Pulmonary infection with a specific species of the Mycobacterium avium complex (MAC), called Mycobacterium intracellulare, can be aggressive in people with cystic fibrosis (CF), with a greater loss of lung function evident but a lesser incidence of a secondary lung infection, a single-site study reports.
This species also responded best to antibiotic treatment, its researchers said, suggesting that identifying “MAC isolates to the species level would have bearing on the prognosis and management” of these infections in CF patients.
The study, “Distribution and outcomes of infection of Mycobacterium avium complex species in cystic fibrosis,” was published in the Journal of Cystic Fibrosis.

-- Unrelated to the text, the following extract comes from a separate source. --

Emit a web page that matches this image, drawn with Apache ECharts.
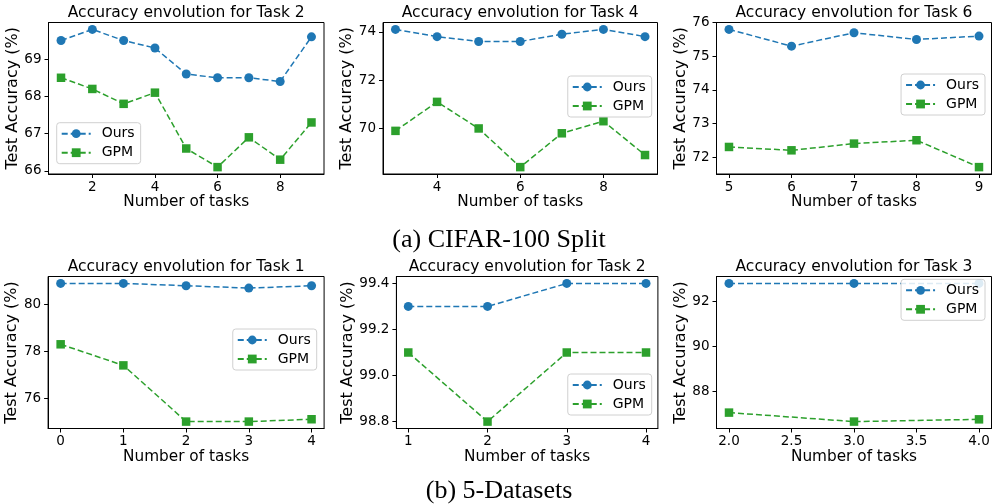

MAC is comprised by a group of nontuberculous mycobacteria (NTM) that are responsible for about 70% of pulmonary infections in CF patients. Three main mycobacteria species within the MAC group are known to be responsible for most cases of NTM lung infections: Mycobacterium avium, Mycobacterium intracellulare, and Mycobacterium chimaera.
Laboratories routinely identify the MAC group as a whole, but not each bacterial species individually. Some studies suggest that different strains of NTM bacteria have different degrees of virulence, highlighting a need for specificity.
The distribution and contribution of each species to patient outcomes in CF, a population at risk for MAC lung infections, also remain unclear.
Researchers at the University of Michigan analyzed the medical records of 23 CF patients with MAC infections who were followed at the university’s clinical center.
MAC bacteria were extracted from respiratory samples collected during routine appointments, and bacterial DNA was analyzed to identify the different species.
Researchers examined a total of 57 MAC isolates, and found that the most common mycobacteria was M. avium (62.5%), followed by M. intracellulare (17.4%) and M. chimaera (13.1%). They also identified a fourth bacteria strain, Mycobacterium timonens, present in 4.3% of the samples.
Patient outcomes were found to differ significantly according to the mycobacteria strains a person carried. CF patients with M. intracellulare had more aggressive lung disease and were more likely to have the F508del CFTR mutation — the most common disease-causing mutation. But they also had lower rates of secondary infection with Staphylococcus aureus, the most prevalent bacteria infecting CF airways and one that can be resistant to treatment.
MAC infections were divided into three categories: a transient infection identified by a single positive MAC culture, followed by a negative laboratory test; a persistent infection identified by two positive MAC tests; and NTM disease, a chronic and progressive lung disorder, defined by the use of anti-MAC antibiotics.
In 22 of the 23 patients, available clinical data showed that 23% had a transient infection, 45% had a persistent infection, and 32% had NTM disease. Consistently, M. intracellulare infections were associated with higher rate of NTM disease (74%). In contrast, patients with M. chimaera were not diagnosed with NTM disease.
Lung function analysis of 21 patients revealed that all species were associated with poorer lung function before MAC identification, with the biggest decrease found in those with M. intracellulare infection.
Interestingly, lung function in CF patients with M. intracellulare infection improved after its MAC identification and treatment, supporting the efficacy of anti-MAC antibiotics against this species. In contrast, lung function in those with M. chimaera continued to decline, while it remained stable in those with M. avium infection.
Collectively, these findings demonstrate that bacterial DNA analysis can be used to identify individual mycobacteria species, and such identification may help in patient treatment and outcomes.
“If these trends are borne out in analyses of larger numbers of patients, identification of MAC isolates to the species level would have bearing on the prognosis and management of MAC infection in CF,” the team wrote.